Provided entries:
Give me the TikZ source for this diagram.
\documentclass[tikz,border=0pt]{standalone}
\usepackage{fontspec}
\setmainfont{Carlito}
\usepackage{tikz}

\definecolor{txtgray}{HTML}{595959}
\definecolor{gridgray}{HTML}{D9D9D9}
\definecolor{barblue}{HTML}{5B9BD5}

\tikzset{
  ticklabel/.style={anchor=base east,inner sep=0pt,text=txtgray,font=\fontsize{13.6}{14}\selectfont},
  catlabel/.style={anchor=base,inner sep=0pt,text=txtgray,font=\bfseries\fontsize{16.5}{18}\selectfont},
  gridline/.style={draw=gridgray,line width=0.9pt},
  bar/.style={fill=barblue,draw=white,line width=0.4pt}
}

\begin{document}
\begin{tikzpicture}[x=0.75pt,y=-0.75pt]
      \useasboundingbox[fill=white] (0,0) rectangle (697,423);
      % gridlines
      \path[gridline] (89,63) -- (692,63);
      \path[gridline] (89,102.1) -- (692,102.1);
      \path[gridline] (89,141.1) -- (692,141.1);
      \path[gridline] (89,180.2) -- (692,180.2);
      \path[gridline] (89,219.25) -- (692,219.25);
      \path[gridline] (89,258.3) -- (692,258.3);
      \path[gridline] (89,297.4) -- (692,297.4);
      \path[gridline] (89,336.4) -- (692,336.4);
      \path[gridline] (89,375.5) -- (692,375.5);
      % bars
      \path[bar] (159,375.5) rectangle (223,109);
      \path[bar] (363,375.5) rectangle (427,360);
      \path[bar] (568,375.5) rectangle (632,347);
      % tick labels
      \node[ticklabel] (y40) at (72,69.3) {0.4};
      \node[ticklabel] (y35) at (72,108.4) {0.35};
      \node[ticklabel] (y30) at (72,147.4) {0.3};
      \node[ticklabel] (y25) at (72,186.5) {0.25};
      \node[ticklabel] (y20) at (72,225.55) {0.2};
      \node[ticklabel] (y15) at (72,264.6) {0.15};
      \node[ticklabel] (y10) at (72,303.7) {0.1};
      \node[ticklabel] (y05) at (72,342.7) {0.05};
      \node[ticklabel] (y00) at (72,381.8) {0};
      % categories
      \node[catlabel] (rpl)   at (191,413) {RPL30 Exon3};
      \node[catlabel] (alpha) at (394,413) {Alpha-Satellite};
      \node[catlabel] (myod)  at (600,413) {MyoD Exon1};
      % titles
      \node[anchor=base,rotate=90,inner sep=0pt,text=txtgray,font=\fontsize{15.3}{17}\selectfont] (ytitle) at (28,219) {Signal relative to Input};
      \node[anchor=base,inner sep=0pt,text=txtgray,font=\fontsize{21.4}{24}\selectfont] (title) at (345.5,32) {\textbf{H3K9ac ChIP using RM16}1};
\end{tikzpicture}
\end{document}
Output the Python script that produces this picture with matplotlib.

What the exercise asks: Set down the listing in full, keeping every word exactly as it is.

Completed exercise:
Give me the TikZ source for this diagram.
\documentclass[tikz,border=0pt]{standalone}
\usepackage{fontspec}
\setmainfont{Carlito}
\usepackage{tikz}

\definecolor{txtgray}{HTML}{595959}
\definecolor{gridgray}{HTML}{D9D9D9}
\definecolor{barblue}{HTML}{5B9BD5}

\tikzset{
  ticklabel/.style={anchor=base east,inner sep=0pt,text=txtgray,font=\fontsize{13.6}{14}\selectfont},
  catlabel/.style={anchor=base,inner sep=0pt,text=txtgray,font=\bfseries\fontsize{16.5}{18}\selectfont},
  gridline/.style={draw=gridgray,line width=0.9pt},
  bar/.style={fill=barblue,draw=white,line width=0.4pt}
}

\begin{document}
\begin{tikzpicture}[x=0.75pt,y=-0.75pt]
      \useasboundingbox[fill=white] (0,0) rectangle (697,423);
      % gridlines
      \path[gridline] (89,63) -- (692,63);
      \path[gridline] (89,102.1) -- (692,102.1);
      \path[gridline] (89,141.1) -- (692,141.1);
      \path[gridline] (89,180.2) -- (692,180.2);
      \path[gridline] (89,219.25) -- (692,219.25);
      \path[gridline] (89,258.3) -- (692,258.3);
      \path[gridline] (89,297.4) -- (692,297.4);
      \path[gridline] (89,336.4) -- (692,336.4);
      \path[gridline] (89,375.5) -- (692,375.5);
      % bars
      \path[bar] (159,375.5) rectangle (223,109);
      \path[bar] (363,375.5) rectangle (427,360);
      \path[bar] (568,375.5) rectangle (632,347);
      % tick labels
      \node[ticklabel] (y40) at (72,69.3) {0.4};
      \node[ticklabel] (y35) at (72,108.4) {0.35};
      \node[ticklabel] (y30) at (72,147.4) {0.3};
      \node[ticklabel] (y25) at (72,186.5) {0.25};
      \node[ticklabel] (y20) at (72,225.55) {0.2};
      \node[ticklabel] (y15) at (72,264.6) {0.15};
      \node[ticklabel] (y10) at (72,303.7) {0.1};
      \node[ticklabel] (y05) at (72,342.7) {0.05};
      \node[ticklabel] (y00) at (72,381.8) {0};
      % categories
      \node[catlabel] (rpl)   at (191,413) {RPL30 Exon3};
      \node[catlabel] (alpha) at (394,413) {Alpha-Satellite};
      \node[catlabel] (myod)  at (600,413) {MyoD Exon1};
      % titles
      \node[anchor=base,rotate=90,inner sep=0pt,text=txtgray,font=\fontsize{15.3}{17}\selectfont] (ytitle) at (28,219) {Signal relative to Input};
      \node[anchor=base,inner sep=0pt,text=txtgray,font=\fontsize{21.4}{24}\selectfont] (title) at (345.5,32) {\textbf{H3K9ac ChIP using RM16}1};
\end{tikzpicture}
\end{document}
Output the Python script that produces this picture with matplotlib.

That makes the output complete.